Collected material ->
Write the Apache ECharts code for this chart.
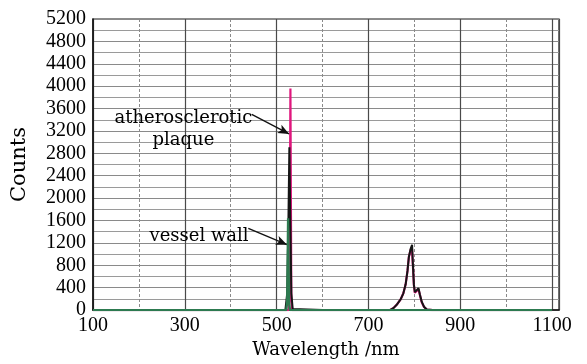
<!DOCTYPE html>
<html>
<head>
<meta charset="utf-8">
<script src="https://cdn.jsdelivr.net/npm/echarts@6/dist/echarts.min.js"></script>
<style>html,body{margin:0;padding:0;background:#fff;}#c{width:587px;height:364px;}</style>
</head>
<body>
<div id="c"></div>
<script>
// ---- data (wavelength nm, counts) ----
var plaqueX = [100, 500, 526, 528, 530, 532, 534, 600, 746, 755, 762, 770, 776, 781, 785, 788, 792, 794.5, 797, 799, 801, 805, 809, 812, 816, 821, 827, 840, 1100];
var plaqueY = [0, 0, 0, 200, 3960, 200, 0, 0, 0, 40, 100, 190, 300, 460, 700, 950, 1080, 1120, 760, 440, 310, 330, 370, 270, 140, 55, 10, 0, 0];

var blackX = [100, 500, 519, 521, 523, 525.5, 527.7, 530, 532, 535, 537, 600, 747, 755, 762, 770, 776, 781, 785, 788, 792, 795, 797, 799, 801, 805, 809, 812, 816, 821, 827, 840, 1100];
var blackY = [0, 0, 0, 20, 300, 1500, 2910, 1500, 300, 20, 0, 0, 0, 40, 100, 190, 300, 460, 700, 950, 1100, 1165, 780, 450, 320, 345, 390, 280, 150, 60, 10, 0, 0];

var wallX = [100, 500, 521, 523, 525, 527, 529, 600, 1100];
var wallY = [0, 0, 0, 150, 1640, 150, 0, 0, 0];

var yTicks = [0, 400, 800, 1200, 1600, 2000, 2400, 2800, 3200, 3600, 4000, 4400, 4800, 5200];
var xTickLabels = [100, 300, 500, 700, 900, 1100];

// annotations (data space)
var plaqueLabelPos = [297, 3225];
var plaqueArrow = [[445.7, 3496], [527, 3147]];
var wallLabelPos = [331, 1310];
var wallArrow = [[438.3, 1461], [522.5, 1169]];

function zip(xs, ys) { return xs.map(function (x, i) { return [x, ys[i]]; }); }

var chart = echarts.init(document.getElementById('c'), null, {renderer: 'canvas'});
var tickFont = 'Liberation Serif';
var textFont = 'DejaVu Serif';

var option = {
  animation: false,
  backgroundColor: '#ffffff',
  grid: {left: 93, right: 28, top: 19, bottom: 47, show: true, borderColor: '#1a1a1a', borderWidth: 1.2, backgroundColor: 'transparent'},
  xAxis: [{
    type: 'value', min: 100, max: 1115, interval: 100,
    name: 'Wavelength /nm', nameLocation: 'middle', nameGap: 24,
    nameTextStyle: {fontFamily: textFont, fontSize: 18, color: '#000'},
    axisLine: {show: true, lineStyle: {color: '#111', width: 1.5}},
    axisTick: {show: false},
    axisLabel: {
      margin: 6, fontFamily: tickFont, fontSize: 20, color: '#000',
      formatter: function (v) { return xTickLabels.indexOf(v) >= 0 ? String(v) : ''; }
    },
    splitLine: {show: true, lineStyle: {color: '#8a8a8a', width: 1, type: [3, 2]}}
  }, {
    type: 'value', min: 0, max: 1015, interval: 200, position: 'bottom',
    axisLine: {show: false}, axisTick: {show: false}, axisLabel: {show: false},
    splitLine: {show: true, lineStyle: {color: '#4a4a4a', width: 1.2}}
  }],
  yAxis: {
    type: 'value', min: 0, max: 5200, interval: 400,
    name: 'Counts', nameLocation: 'middle', nameGap: 63,
    nameTextStyle: {fontFamily: textFont, fontSize: 21, color: '#000'},
    axisLine: {show: true, lineStyle: {color: '#111', width: 1.5}},
    axisTick: {show: false},
    axisLabel: {margin: 7, fontFamily: tickFont, fontSize: 20, color: '#000',
      formatter: function (v) { return yTicks.indexOf(v) >= 0 ? String(v) : ''; }},
    splitLine: {show: true, lineStyle: {color: '#8a8a8a', width: 1.2}},
    minorTick: {show: false, splitNumber: 2},
    minorSplitLine: {show: true, lineStyle: {color: '#9a9a9a', width: 1}}
  },
  series: [{
    name: 'plaque', type: 'line', xAxisIndex: 0, data: zip(plaqueX, plaqueY),
    showSymbol: false, symbol: 'none', lineStyle: {color: '#e0177e', width: 2.2}, z: 3
  }, {
    name: 'black', type: 'line', xAxisIndex: 0, data: zip(blackX, blackY),
    showSymbol: false, symbol: 'none', lineStyle: {color: '#151515', width: 2}, z: 4
  }, {
    name: 'wall', type: 'line', xAxisIndex: 0, data: zip(wallX, wallY),
    showSymbol: false, symbol: 'none', lineStyle: {color: '#2d7a50', width: 2.4}, z: 5,
    markLine: {
      silent: true, symbol: ['none', 'arrow'], symbolSize: [7, 11],
      lineStyle: {color: '#111', width: 1.3, type: 'solid'}, label: {show: false},
      data: [
        [{coord: plaqueArrow[0]}, {coord: plaqueArrow[1]}],
        [{coord: wallArrow[0]}, {coord: wallArrow[1]}]
      ]
    }
  }, {
    name: 'labels', type: 'scatter', xAxisIndex: 0, symbolSize: 0, silent: true,
    itemStyle: {color: '#000', opacity: 1},
    data: [
      {value: plaqueLabelPos, label: {formatter: 'atherosclerotic\nplaque'}},
      {value: wallLabelPos, label: {formatter: 'vessel wall'}}
    ],
    label: {show: true, position: 'inside', fontFamily: textFont, fontSize: 18, lineHeight: 22,
      color: '#000', opacity: 1, textBorderWidth: 0, align: 'center'},
    z: 6
  }]
};
chart.setOption(option);
</script>
</body>
</html>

Set task ->
Leave every image out, and retype the material exactly.

Result ->
Write the Apache ECharts code for this chart.
<!DOCTYPE html>
<html>
<head>
<meta charset="utf-8">
<script src="https://cdn.jsdelivr.net/npm/echarts@6/dist/echarts.min.js"></script>
<style>html,body{margin:0;padding:0;background:#fff;}#c{width:587px;height:364px;}</style>
</head>
<body>
<div id="c"></div>
<script>
// ---- data (wavelength nm, counts) ----
var plaqueX = [100, 500, 526, 528, 530, 532, 534, 600, 746, 755, 762, 770, 776, 781, 785, 788, 792, 794.5, 797, 799, 801, 805, 809, 812, 816, 821, 827, 840, 1100];
var plaqueY = [0, 0, 0, 200, 3960, 200, 0, 0, 0, 40, 100, 190, 300, 460, 700, 950, 1080, 1120, 760, 440, 310, 330, 370, 270, 140, 55, 10, 0, 0];

var blackX = [100, 500, 519, 521, 523, 525.5, 527.7, 530, 532, 535, 537, 600, 747, 755, 762, 770, 776, 781, 785, 788, 792, 795, 797, 799, 801, 805, 809, 812, 816, 821, 827, 840, 1100];
var blackY = [0, 0, 0, 20, 300, 1500, 2910, 1500, 300, 20, 0, 0, 0, 40, 100, 190, 300, 460, 700, 950, 1100, 1165, 780, 450, 320, 345, 390, 280, 150, 60, 10, 0, 0];

var wallX = [100, 500, 521, 523, 525, 527, 529, 600, 1100];
var wallY = [0, 0, 0, 150, 1640, 150, 0, 0, 0];

var yTicks = [0, 400, 800, 1200, 1600, 2000, 2400, 2800, 3200, 3600, 4000, 4400, 4800, 5200];
var xTickLabels = [100, 300, 500, 700, 900, 1100];

// annotations (data space)
var plaqueLabelPos = [297, 3225];
var plaqueArrow = [[445.7, 3496], [527, 3147]];
var wallLabelPos = [331, 1310];
var wallArrow = [[438.3, 1461], [522.5, 1169]];

function zip(xs, ys) { return xs.map(function (x, i) { return [x, ys[i]]; }); }

var chart = echarts.init(document.getElementById('c'), null, {renderer: 'canvas'});
var tickFont = 'Liberation Serif';
var textFont = 'DejaVu Serif';

var option = {
  animation: false,
  backgroundColor: '#ffffff',
  grid: {left: 93, right: 28, top: 19, bottom: 47, show: true, borderColor: '#1a1a1a', borderWidth: 1.2, backgroundColor: 'transparent'},
  xAxis: [{
    type: 'value', min: 100, max: 1115, interval: 100,
    name: 'Wavelength /nm', nameLocation: 'middle', nameGap: 24,
    nameTextStyle: {fontFamily: textFont, fontSize: 18, color: '#000'},
    axisLine: {show: true, lineStyle: {color: '#111', width: 1.5}},
    axisTick: {show: false},
    axisLabel: {
      margin: 6, fontFamily: tickFont, fontSize: 20, color: '#000',
      formatter: function (v) { return xTickLabels.indexOf(v) >= 0 ? String(v) : ''; }
    },
    splitLine: {show: true, lineStyle: {color: '#8a8a8a', width: 1, type: [3, 2]}}
  }, {
    type: 'value', min: 0, max: 1015, interval: 200, position: 'bottom',
    axisLine: {show: false}, axisTick: {show: false}, axisLabel: {show: false},
    splitLine: {show: true, lineStyle: {color: '#4a4a4a', width: 1.2}}
  }],
  yAxis: {
    type: 'value', min: 0, max: 5200, interval: 400,
    name: 'Counts', nameLocation: 'middle', nameGap: 63,
    nameTextStyle: {fontFamily: textFont, fontSize: 21, color: '#000'},
    axisLine: {show: true, lineStyle: {color: '#111', width: 1.5}},
    axisTick: {show: false},
    axisLabel: {margin: 7, fontFamily: tickFont, fontSize: 20, color: '#000',
      formatter: function (v) { return yTicks.indexOf(v) >= 0 ? String(v) : ''; }},
    splitLine: {show: true, lineStyle: {color: '#8a8a8a', width: 1.2}},
    minorTick: {show: false, splitNumber: 2},
    minorSplitLine: {show: true, lineStyle: {color: '#9a9a9a', width: 1}}
  },
  series: [{
    name: 'plaque', type: 'line', xAxisIndex: 0, data: zip(plaqueX, plaqueY),
    showSymbol: false, symbol: 'none', lineStyle: {color: '#e0177e', width: 2.2}, z: 3
  }, {
    name: 'black', type: 'line', xAxisIndex: 0, data: zip(blackX, blackY),
    showSymbol: false, symbol: 'none', lineStyle: {color: '#151515', width: 2}, z: 4
  }, {
    name: 'wall', type: 'line', xAxisIndex: 0, data: zip(wallX, wallY),
    showSymbol: false, symbol: 'none', lineStyle: {color: '#2d7a50', width: 2.4}, z: 5,
    markLine: {
      silent: true, symbol: ['none', 'arrow'], symbolSize: [7, 11],
      lineStyle: {color: '#111', width: 1.3, type: 'solid'}, label: {show: false},
      data: [
        [{coord: plaqueArrow[0]}, {coord: plaqueArrow[1]}],
        [{coord: wallArrow[0]}, {coord: wallArrow[1]}]
      ]
    }
  }, {
    name: 'labels', type: 'scatter', xAxisIndex: 0, symbolSize: 0, silent: true,
    itemStyle: {color: '#000', opacity: 1},
    data: [
      {value: plaqueLabelPos, label: {formatter: 'atherosclerotic\nplaque'}},
      {value: wallLabelPos, label: {formatter: 'vessel wall'}}
    ],
    label: {show: true, position: 'inside', fontFamily: textFont, fontSize: 18, lineHeight: 22,
      color: '#000', opacity: 1, textBorderWidth: 0, align: 'center'},
    z: 6
  }]
};
chart.setOption(option);
</script>
</body>
</html>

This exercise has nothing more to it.